Michigan Court of Appeals; Docket #359370; Unpublished
Judges Hood, Swartzle, and Redford; Per Curiam
Official Michigan Reporter Citation: Not Applicable; Link to Opinion
Cancellation and Rescission of Insurance Policies
In this unanimous, unpublished, per curiam decision, the Court of Appeals affirmed the trial court’s denial of Defendant Falls Lake Insurance Company’s (“Falls Lake”) motion for summary disposition, in which Falls Lake sought to dismiss Plaintiff Wyoming Chiropractic Health Clinic, PC’s (“Wyoming”) action for unpaid no-fault PIP benefits against it. The Court of Appeals held that a question of fact existed as to whether Betty Austin—Falls Lake’s insured/Wyoming’s patient—committed actionable fraud when she provided inaccurate answers on her application for no-fault coverage with Falls Lake, such as would allow Falls Lake to rescind her policy and deny Wyoming’s claims thereunder.
Betty Austin was injured in a motor vehicle accident , and received treatment for her injuries from Wyoming. Wyoming sought PIP benefits related to its treatment to Austin from Falls Lake, Austin’s no-fault insurer, but Falls Lake denied Wyoming’s claims, asserting that Austin made material misrepresentations on her original application for coverage and that Falls Lake was therefore entitled to rescind the policy for fraud. Specifically, Falls Lake alleged that Austin misrepresented the number of people who lived at her residence, the number of vehicles at her residence, and her driving history. Falls Lake moved for summary disposition based on these misrepresentations in Wyoming’s resultant action against it, but the trial court denied Falls Lake’s motion.
The Court of Appeals affirmed the trial court’s denial of Falls Lake’s motion for summary disposition, holding that a question of fact existed as to whether Austin had committed actionable fraud, such as would entitle Falls Lake to rescind her policy. The Court noted that, in order to establish such fraud, Falls Lake has the burden of establishing the following five facts:
‘(1) [plaintiff] made a material misrepresentation; (2) it was false; (3) when [plaintiff] made it, [she] knew it was false, or else made it recklessly, without any knowledge of its truth, and as a positive assertion; (4) [she] made it with the intention that it should be acted on by [defendant]; (5) [defendant] acted in reliance on it; and (6) [defendant] thereby suffered injury.’

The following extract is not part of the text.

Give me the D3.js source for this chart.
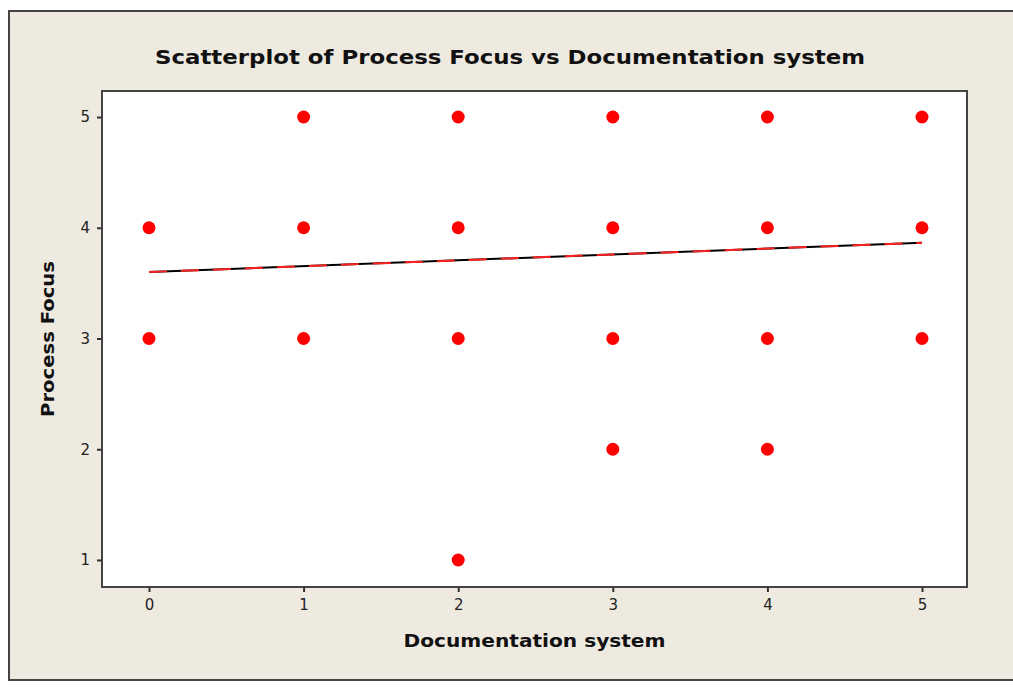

In this case, Falls Lake failed to present any evidence that Austin made the misrepresentations with the intent that Falls Lake act on them. Furthermore, the Court found a question of fact as to whether Austin’s misrepresentations were material and whether Falls Lake suffered an injury therefrom. The only evidence Falls Lake submitted in that regard was a one-word email response, “No,” to the question, “would you have written the policy knowing of the unlisted vehicles?” That response, alone, was not sufficient to establish that Falls Lake would not have offered Austin coverage at the same premium had it known that her husband also had two vehicles, that her son lived with her, and that she had a previously suspended license.
“Ordinarily, defendant stating that it would not have issued the policy given its underwriting guidelines would amount to a demonstration of injury since the actual risk of providing the insurance was not fully contemplated. See id. The evidence that was submitted by defendant, however, does not substantiate that it would not have offered Austin a policy, at that premium, if it had known that her son was living with her, or that her husband owned other uninsured vehicles, or that her license was suspended. Simply put, defendant’s underwriting employee emailing ‘no’ in response to an email that asked ‘would you have written the policy knowing of the unlisted vehicles’ does not substantiate what defendant’s underwriting guidelines are and whether the misrepresentations were material, even if that employee would not have written the policy. Furthermore, defendant has not offered anything to confirm that Austin did know, or should have known, that her license had previously been suspended and, thus, misrepresented that her license was in good standing during her insurance application.
This is not to state that defendant cannot succeed on a defense of rescission in a subsequent motion for summary disposition under MCR 2.116(C)(10) or at trial. It seems clear that Austin made misrepresentations in her application for insurance from defendant, but defendant has not yet substantiated that those misrepresentations were material or that Austin knew or should have known about her license being suspended.”